**Task goal:**
Copy out each line of the data holding "matplotlib".

**Available data:**
▼▼▼

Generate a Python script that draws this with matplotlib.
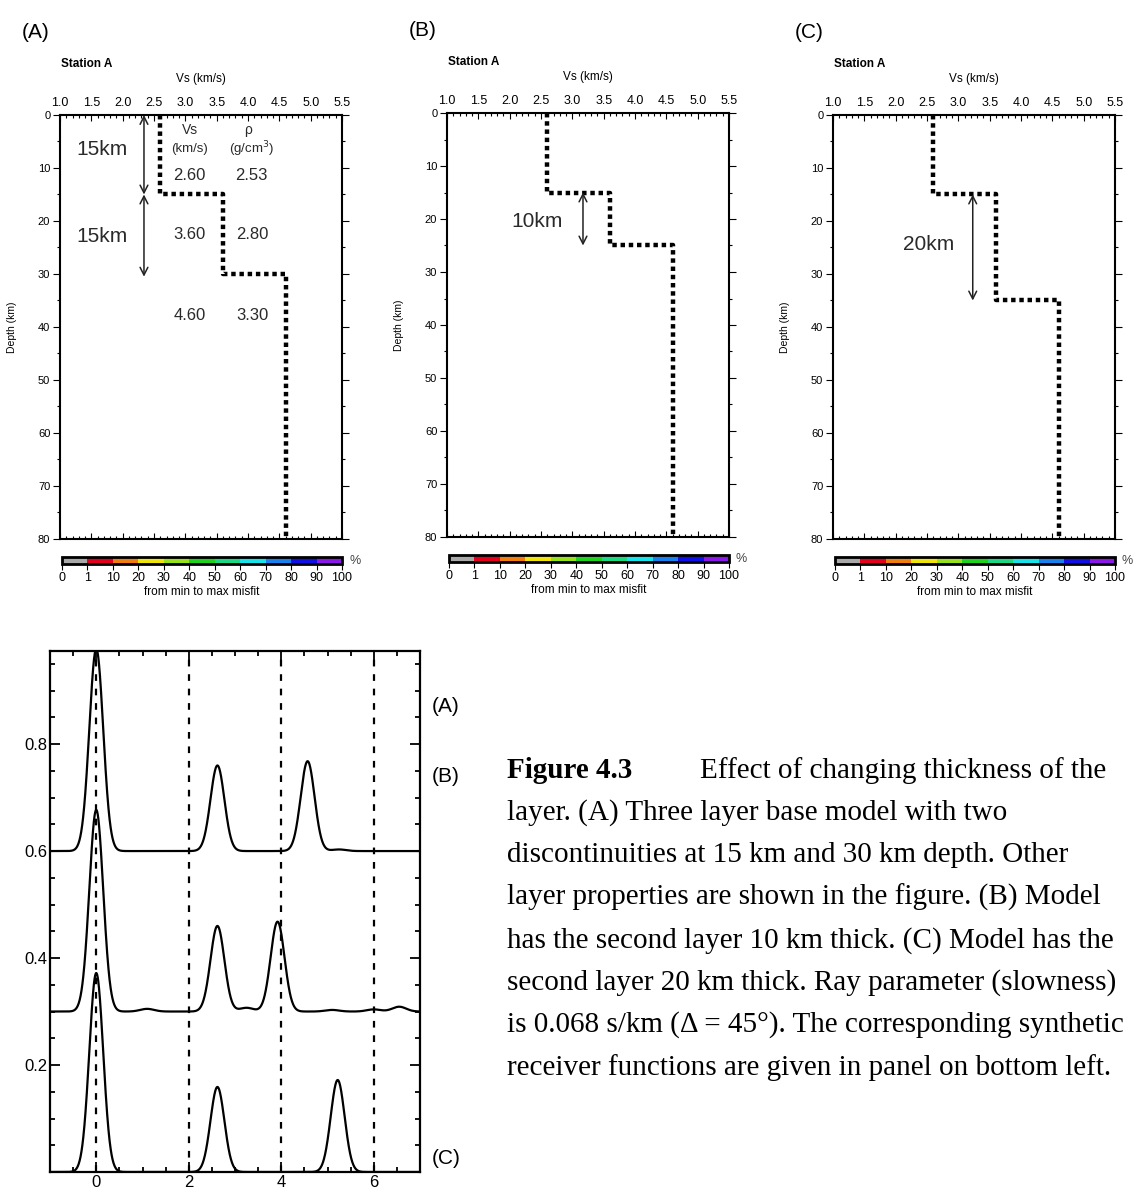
import numpy as np
import matplotlib.pyplot as plt
from matplotlib.colors import ListedColormap, BoundaryNorm
from matplotlib.cm import ScalarMappable
from matplotlib.ticker import MultipleLocator, FixedLocator

plt.rcParams['font.family'] = ['Liberation Sans', 'DejaVu Sans']

W, H = 1133, 1189

# layered Vs models (km/s) and the depth of each layer top (km)
vs_layers = [2.6, 3.6, 4.6]
rho_layers = [2.53, 2.80, 3.30]
tops_A = [0, 15, 30]
tops_B = [0, 15, 25]
tops_C = [0, 15, 35]
max_depth = 80

vs_ticks = [1.0, 1.5, 2.0, 2.5, 3.0, 3.5, 4.0, 4.5, 5.0, 5.5]
depth_ticks = [0, 10, 20, 30, 40, 50, 60, 70, 80]

misfit_bounds = [0, 1, 10, 20, 30, 40, 50, 60, 70, 80, 90, 100]
misfit_colors = ['#a9a9a9', '#e4001c', '#ef7d10', '#efe40c', '#96e01c', '#1ed21e',
                 '#1cd880', '#18e2ea', '#1a80ee', '#1010e6', '#8a18e6']

# synthetic receiver functions: baseline offset, pulse delay (s), pulse amplitude
rf_labels = ['(A)', '(B)', '(C)']
rf_baselines = [0.6, 0.3, 0.0]
rf_A_times = [0.0, 2.62, 4.57, 5.25]
rf_A_amps = [0.378, 0.160, 0.168, 0.003]
rf_B_times = [0.0, 1.1, 2.62, 3.25, 3.92, 5.1, 6.0, 6.55]
rf_B_amps = [0.377, 0.005, 0.160, 0.007, 0.168, 0.003, 0.004, 0.009]
rf_C_times = [0.0, 2.62, 5.22]
rf_C_amps = [0.372, 0.159, 0.172]
rf_pulse_width = 0.15
rf_marks = [0, 2, 4, 6]

fig = plt.figure(figsize=(W / 100, H / 100), dpi=100)


def px_rect(left, top, right, bottom):
    return [left / W, 1 - bottom / H, (right - left) / W, (bottom - top) / H]


def draw_model(left, top, tops, panel, arrows, notes):
    ax = fig.add_axes(px_rect(left, top, left + 282, top + 424))
    bottoms = tops[1:] + [max_depth]
    xs = np.repeat(vs_layers, 2)
    ys = np.column_stack([tops, bottoms]).ravel()
    ax.plot(xs, ys, color='black', lw=3.2, linestyle=(0, (1, 0.85)),
            dash_capstyle='butt', solid_capstyle='butt')
    ax.set_xlim(1.0, 5.5)
    ax.set_ylim(max_depth, 0)

    ax.xaxis.set_major_locator(FixedLocator(vs_ticks))
    ax.xaxis.set_minor_locator(MultipleLocator(0.1))
    ax.set_xticklabels(['%.1f' % v for v in vs_ticks])
    ax.tick_params(axis='x', which='both', top=True, bottom=True, labeltop=True,
                   labelbottom=False, direction='in', labelsize=9, pad=4, width=0.8)
    ax.tick_params(axis='x', which='major', length=4)
    ax.tick_params(axis='x', which='minor', length=2.5)

    ax.yaxis.set_major_locator(FixedLocator(depth_ticks))
    ax.yaxis.set_minor_locator(MultipleLocator(5))
    ax.tick_params(axis='y', which='both', left=True, right=True, direction='out',
                   labelsize=8, pad=2, width=0.8)
    ax.tick_params(axis='y', which='major', length=5)
    ax.tick_params(axis='y', which='minor', length=2.5)
    ax.set_ylabel('Depth (km)', fontsize=7.5)
    ax.yaxis.set_label_coords(-0.152, 0.5)
    for sp in ax.spines.values():
        sp.set_linewidth(1.5)

    ax.text(0.5, 1.085, 'Vs (km/s)', transform=ax.transAxes, ha='center',
            va='center', fontsize=8.5)
    ax.text(0.005, 1.12, 'Station A', transform=ax.transAxes, ha='left',
            va='center', fontsize=8.5, fontweight='bold')
    fig.text((left - 38) / W, 1 - (top - 83) / H, panel, fontsize=15,
             ha='left', va='center')

    for (x, d0, d1) in arrows:
        ax.annotate('', xy=(x, d0), xytext=(x, d1),
                    arrowprops=dict(arrowstyle='<->,head_length=0.55,head_width=0.28',
                                    lw=1.1, color='#222222', shrinkA=0, shrinkB=0))
    for (x, d, s, fs) in notes:
        ax.text(x, d, s, ha='center', va='center', fontsize=fs, color='#2a2a2a')

    # misfit colour scale under the panel
    cax = fig.add_axes(px_rect(left + 2, top + 442, left + 282, top + 449))
    cmap = ListedColormap(misfit_colors)
    norm = BoundaryNorm(misfit_bounds, cmap.N)
    cb = fig.colorbar(ScalarMappable(norm=norm, cmap=cmap), cax=cax,
                      orientation='horizontal', spacing='uniform', ticks=misfit_bounds)
    cb.outline.set_linewidth(2.0)
    cb.set_ticklabels([str(b) for b in misfit_bounds])
    cax.tick_params(labelsize=9, length=4, width=0.8, pad=2)
    cb.set_label('from min to max misfit', fontsize=8.5, labelpad=1)
    cax.text(1.025, 0.5, '%', transform=cax.transAxes, ha='left', va='center',
             fontsize=9, color='#444444')
    return ax


draw_model(60, 115, tops_A, '(A)',
           arrows=[(2.34, 0, 15), (2.34, 15, 30.5)],
           notes=[(1.67, 6.6, '15km', 15), (1.67, 23.0, '15km', 15),
                  (3.07, 2.8, 'Vs', 10), (4.0, 2.8, 'ρ', 10),
                  (3.07, 6.4, '(km/s)', 9.5), (4.05, 6.4, '(g/cm$^3$)', 9.5),
                  (3.07, 11.5, '%.2f' % vs_layers[0], 12), (4.05, 11.5, '%.2f' % rho_layers[0], 12),
                  (3.07, 22.6, '%.2f' % vs_layers[1], 12), (4.07, 22.6, '%.2f' % rho_layers[1], 12),
                  (3.07, 37.8, '%.2f' % vs_layers[2], 12), (4.07, 37.8, '%.2f' % rho_layers[2], 12)])
draw_model(447, 113, tops_B, '(B)',
           arrows=[(3.17, 15, 25)],
           notes=[(2.44, 20.5, '10km', 15)])
draw_model(833, 115, tops_C, '(C)',
           arrows=[(3.23, 15, 35)],
           notes=[(2.53, 24.5, '20km', 15)])

# receiver function panel
ax = fig.add_axes(px_rect(50, 651, 420, 1172))
t = np.linspace(-1, 7, 2001)
for base, times, amps in zip(rf_baselines, [rf_A_times, rf_B_times, rf_C_times],
                             [rf_A_amps, rf_B_amps, rf_C_amps]):
    trace = np.full_like(t, base)
    for t0, a in zip(times, amps):
        trace += a * np.exp(-0.5 * ((t - t0) / rf_pulse_width) ** 2)
    ax.plot(t, trace, color='black', lw=1.6)
for xm in rf_marks:
    ax.axvline(xm, color='black', lw=1.6, linestyle=(0, (3, 3.5)))
ax.set_xlim(-1, 7)
ax.set_ylim(0, 0.974)
ax.xaxis.set_major_locator(FixedLocator(rf_marks))
ax.xaxis.set_minor_locator(MultipleLocator(0.5))
ax.yaxis.set_major_locator(FixedLocator([0.2, 0.4, 0.6, 0.8]))
ax.yaxis.set_minor_locator(MultipleLocator(0.05))
ax.tick_params(which='both', direction='in', top=True, right=True, width=1.3)
ax.tick_params(which='major', length=7, pad=2)
ax.tick_params(which='minor', length=3.5)
for lab in ax.get_xticklabels() + ax.get_yticklabels():
    lab.set_fontsize(12)
for sp in ax.spines.values():
    sp.set_linewidth(1.6)

for lab, ypx in zip(rf_labels, [707, 776, 1158]):
    fig.text(432 / W, 1 - ypx / H, lab, fontsize=15, ha='left', va='center')

# caption
serif = ['Liberation Serif', 'DejaVu Serif']
cap_size = 21
cap_x = 507 / W
cap_lines = [
    'layer. (A) Three layer base model with two',
    'discontinuities at 15 km and 30 km depth. Other',
    'layer properties are shown in the figure. (B) Model',
    'has the second layer 10 km thick. (C) Model has the',
    'second layer 20 km thick. Ray parameter (slowness)',
    'is 0.068 s/km (\u0394 = 45\u00b0). The corresponding synthetic',
    'receiver functions are given in panel on bottom left.',
]
fig.text(cap_x, 1 - 771 / H, 'Figure 4.3', family=serif, fontweight='bold',
         fontsize=cap_size, ha='left', va='center')
fig.text(700 / W, 1 - 771 / H, 'Effect of changing thickness of the', family=serif,
         fontsize=cap_size, ha='left', va='center')
for i, line in enumerate(cap_lines):
    fig.text(cap_x, 1 - (813 + 42.4 * i) / H, line, family=serif, fontsize=cap_size,
             ha='left', va='center')

fig.savefig('out.png', dpi=100)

▲▲▲

**Solved exercise:**
Generate a Python script that draws this with matplotlib.
import matplotlib.pyplot as plt
from matplotlib.colors import ListedColormap, BoundaryNorm
from matplotlib.cm import ScalarMappable
from matplotlib.ticker import MultipleLocator, FixedLocator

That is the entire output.